De façon générale, il faut redonner à la priorité à l'éducation sur les savoirs, au bon sens sur les théories et éviter l'abus des disciplines financières et juridiques : ce n'est pas seulement la finance et le droit –de plus en plus anglicisé – qui ont fait la gloire de la France, même s'ils y ont contribué
Pour cela, il est indispensable de décroiser la vision purement juridique et financière (type Bercy) de celle que doivent avoir des planificateurs d'énergie et d'avenir. Tant que la centrale Bercyenne dirigera tout, ce sera impossible. Consacrer un encadrement indépendant de haut niveau à une fonction planificatrice modernisée est donc indispensable. L'introduction à une planification moderne et synthétique des actifs nationaux doit donc devenir un ingrédient indispensable de tous les programmes supérieurs.

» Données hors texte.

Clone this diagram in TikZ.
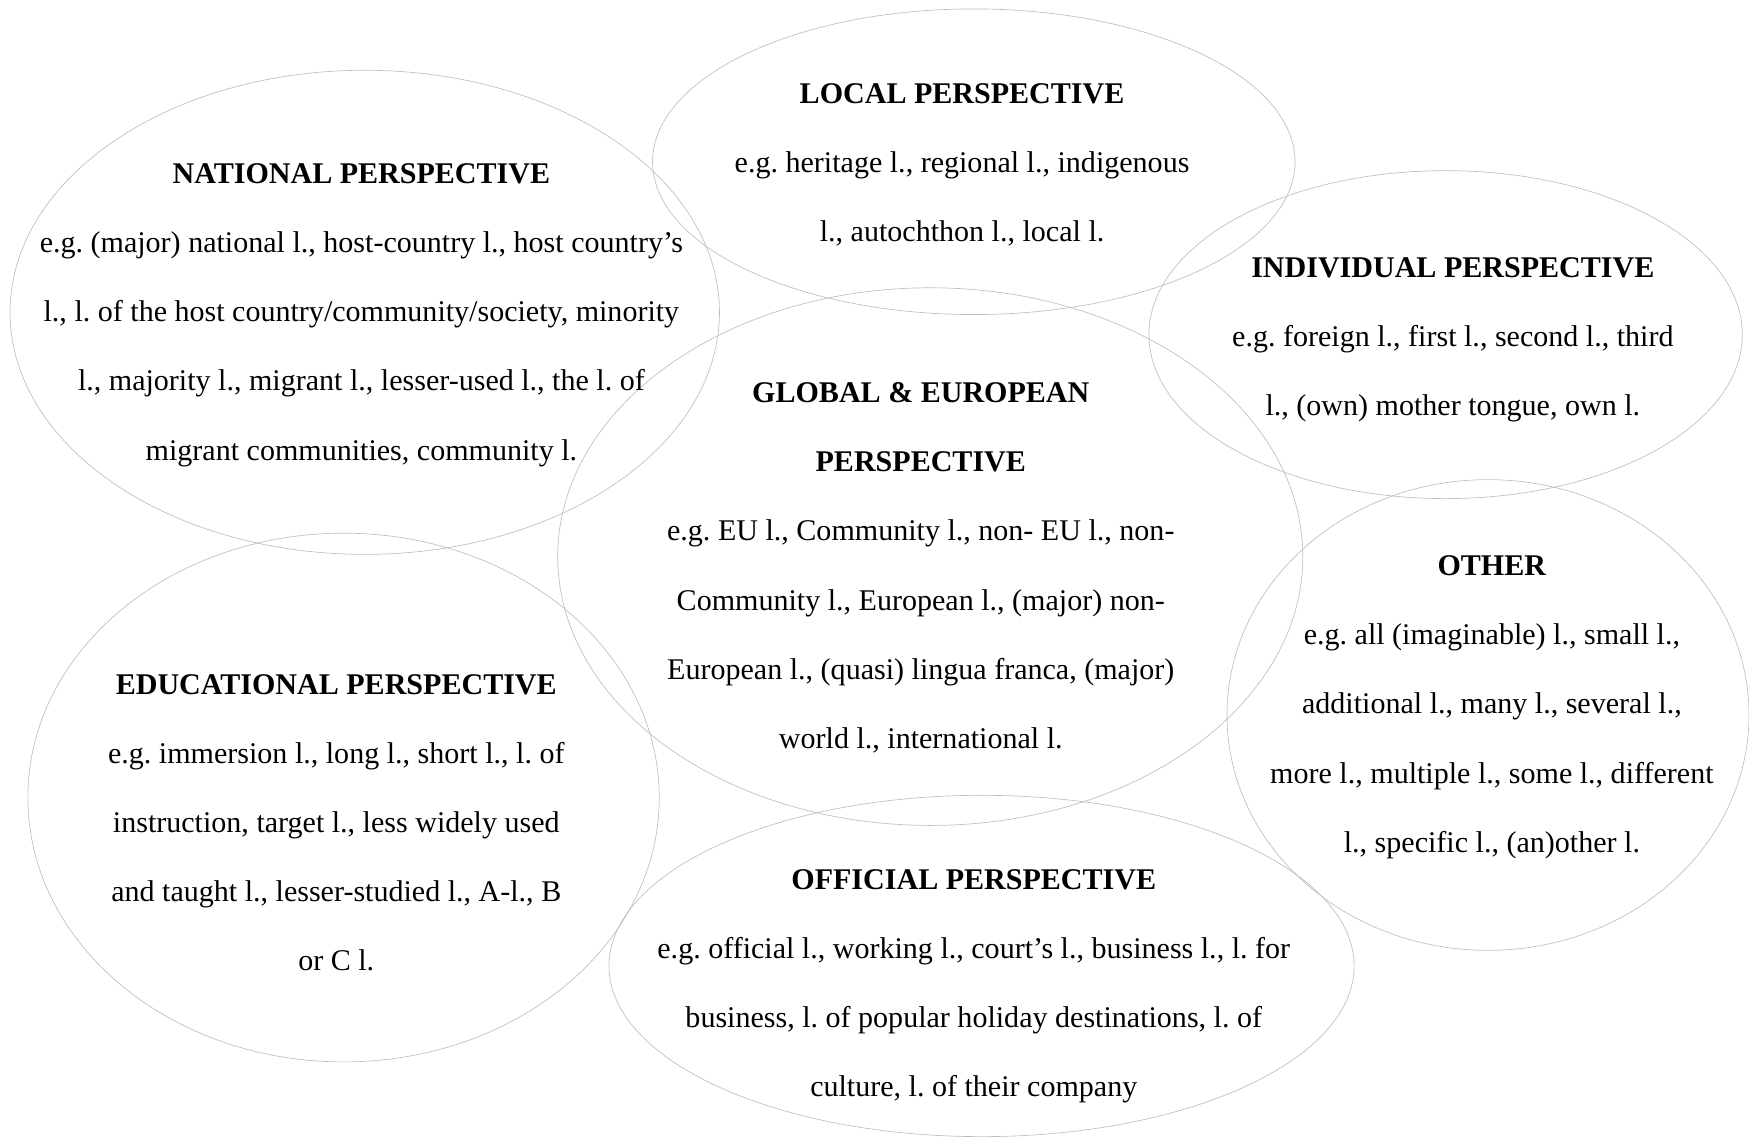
\documentclass[tikz,border=0pt]{standalone}
\usepackage{fontspec}
\setmainfont{Liberation Serif}
\usetikzlibrary{shapes}

\tikzset{
  bubble/.style={color={rgb, 255:red, 190; green, 190; blue, 190 }, draw opacity=1, line width=0.45},
  blurb/.style={align=center, inner sep=0pt, font=\fontsize{20.2}{46.5}\selectfont\frenchspacing}
}

\begin{document}
\begin{tikzpicture}[x=0.75pt,y=0.75pt,yscale=-1,xscale=1]
%set diagram to the size of the page
\useasboundingbox (0,0) rectangle (1568,1020);

%Shape: Ellipse [id:national]
\draw [bubble] (327,280) ellipse (318 and 217);
%Shape: Ellipse [id:local]
\draw [bubble] (873,145) ellipse (288 and 137);
%Shape: Ellipse [id:individual]
\draw [bubble] (1296,300) ellipse (266 and 147);
%Shape: Ellipse [id:global]
\draw [bubble] (834,499) ellipse (334 and 241);
%Shape: Ellipse [id:other]
\draw [bubble] (1334,641) ellipse (234 and 211);
%Shape: Ellipse [id:educational]
\draw [bubble] (308,715) ellipse (283 and 237);
%Shape: Ellipse [id:official]
\draw [bubble] (880,866) ellipse (334 and 153);

% Text Node
\node [blurb] (nationaltxt) at (324,282.5) {\textbf{NATIONAL PERSPECTIVE}\\
  e.g. (major) national l., host-country l., host country’s\\
  l., l. of the host country/community/society, minority\\
  l., majority l., migrant l., lesser-used l., the l. of\\
  migrant communities, community l.};
% Text Node
\node [blurb] (localtxt) at (862.5,147.5) {\textbf{LOCAL PERSPECTIVE}\\
  e.g. heritage l., regional l., indigenous\\
  l., autochthon l., local l.};
% Text Node
\node [blurb] (individualtxt) at (1302.5,304.5) {\textbf{INDIVIDUAL PERSPECTIVE}\\
  e.g. foreign l., first l., second l., third\\
  l., (own) mother tongue, own l.};
% Text Node
\node [blurb] (globaltxt) at (825.5,509) {\textbf{GLOBAL \& EUROPEAN}\\
  \textbf{PERSPECTIVE}\\
  e.g. EU l., Community l., non- EU l., non-\\
  Community l., European l., (major) non-\\
  European l., (quasi) lingua franca, (major)\\
  world l., international l.};
% Text Node
\node [blurb] (othertxt) at (1337.5,634) {\textbf{OTHER}\\
  e.g. all (imaginable) l., small l.,\\
  additional l., many l., several l.,\\
  more l., multiple l., some l., different\\
  l., specific l., (an)other l.};
% Text Node
\node [blurb] (educationaltxt) at (301.5,737.5) {\textbf{EDUCATIONAL PERSPECTIVE}\\
  e.g. immersion l., long l., short l., l. of\\
  instruction, target l., less widely used\\
  and taught l., lesser-studied l., A-l., B\\
  or C l.};
% Text Node
\node [blurb] (officialtxt) at (873,884) {\textbf{OFFICIAL PERSPECTIVE}\\
  e.g. official l., working l., court’s l., business l., l. for\\
  business, l. of popular holiday destinations, l. of\\
  culture, l. of their company};

\end{tikzpicture}
\end{document}
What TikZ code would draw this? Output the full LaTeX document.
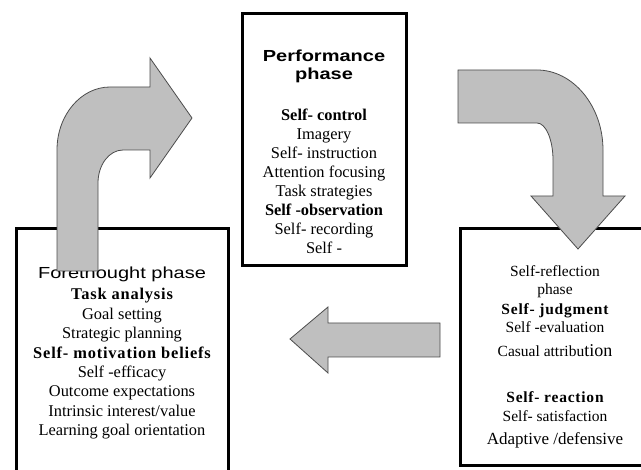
\documentclass[tikz,border=0pt]{standalone}
\usepackage{fontspec}
\setmainfont{Liberation Serif}
\newfontfamily\headfont[FakeStretch=1.25]{Liberation Sans}
\newfontfamily\boldserif[LetterSpace=5]{Liberation Serif}
\newcommand\phasepart[1]{{\boldserif\bfseries #1}}
\usepackage{tikz}

\tikzset{
    phasebox/.style={draw=black, line width=3pt, rectangle, inner sep=0pt},
    blockarrow/.style={fill=black!25, draw=black!70, line width=0.8pt, line join=miter},
    headtext/.style={font=\headfont\fontsize{16}{19}\selectfont, anchor=base, inner sep=0pt},
    itemtext/.style={font=\fontsize{16.4}{19}\selectfont, anchor=base, inner sep=0pt},
    smalltext/.style={font=\fontsize{15.5}{18}\selectfont, anchor=base, inner sep=0pt}
}

\begin{document}
\begin{tikzpicture}[x=1pt, y=-1pt]
    \useasboundingbox (0,0) rectangle (641,470);
    \clip (0,0) rectangle (641,470);

    % Draw the three phase boxes
    \node[phasebox, minimum width=164pt, minimum height=252pt] (perf) at (324,140) {};
    \node[phasebox, minimum width=212pt, minimum height=272pt] (fore) at (122,365) {};
    \node[phasebox, minimum width=192pt, minimum height=237pt] (refl) at (556,347.5) {};

    % Performance phase text
    \node[headtext] (perf-title) at (324,62) {\bfseries Performance};
    \node[headtext] (perf-phase) at (324,80) {\bfseries phase};
    \foreach \line [count=\i] in {{\bfseries Self- control}, Imagery, Self- instruction, Attention focusing, Task strategies, {\bfseries Self -observation}, Self- recording, Self -} {
        \node[itemtext] (perf-\i) at (324,102+19*\i) {\line};
    }

    % Forethought phase text
    \node[headtext] (fore-title) at (122,279) {Forethought phase};
    \foreach \line [count=\i] in {{\phasepart{Task analysis}}, Goal setting, Strategic planning, {\phasepart{Self- motivation beliefs}}, Self -efficacy, Outcome expectations, Intrinsic interest/value, Learning goal orientation} {
        \node[itemtext] (fore-\i) at (122,280.6+19.4*\i) {\line};
    }

    % Self-reflection phase text
    \foreach \line/\ypos [count=\i] in {Self-reflection/277, phase/295, {\phasepart{Self- judgment}}/315, Self -evaluation/333, {Casual attribu{\fontsize{18}{22}\selectfont tion}}/357, {\phasepart{Self- reaction}}/403, Self- satisfaction/422, {\fontsize{17}{20}\selectfont Adaptive /defensive}/445} {
        \node[smalltext] (refl-\i) at (555,\ypos) {\line};
    }

    % Draw the bent arrow from forethought up to performance
    \draw[blockarrow] (57,271) -- (57,150) .. controls (57,115) and (81,87) .. (110,87) -- (150,87) -- (150,58) -- (192,118) -- (150,178) -- (150,150) -- (123,150) .. controls (109,150) and (98,165) .. (98,183) -- (98,271) -- cycle;

    % Draw the bent arrow from performance down to self-reflection
    \draw[blockarrow] (458,70) -- (537,70) .. controls (573,70) and (603,106) .. (603,150) -- (603,196) -- (625,196) -- (578,249) -- (531,196) -- (553,196) -- (553,160) .. controls (553,140) and (546,123) .. (537,123) -- (458,123) -- cycle;

    % Draw the straight arrow back to forethought
    \draw[blockarrow] (290,339) -- (328,307) -- (328,323) -- (440,323) -- (440,357) -- (328,357) -- (328,373) -- cycle;
\end{tikzpicture}
\end{document}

En résumé, faire vraiment tomber les cloisons dès l'amont, restaurer l'esprit de service à la nation et de façon plus générale à l'Humanité, investir dans la qualité du raisonnement et dans la culture générale, sortir du mandarinat des examens, travailler le potentiel des hommes et pas seulement le niveau supposé des études, sont les principales directions de travail qui devraient nous permettre de renouer avec la qualité dans la formation de nos élites.
C'est, rappelons-le, l'une des conditions pour que notre nation renoue avec son avenir .
Dans la prochaine note, nous réfléchirons aux rapports qu'entretiennent et peut-être, que devraient entretenir politique et économie. La situation actuelle devrait être l'occasion de remettre en cause un certain nombre de dogmes idiots ou plus modestement d'idées toutes faites dont nous avons tous vu qu'ils peuvent coûter très cher !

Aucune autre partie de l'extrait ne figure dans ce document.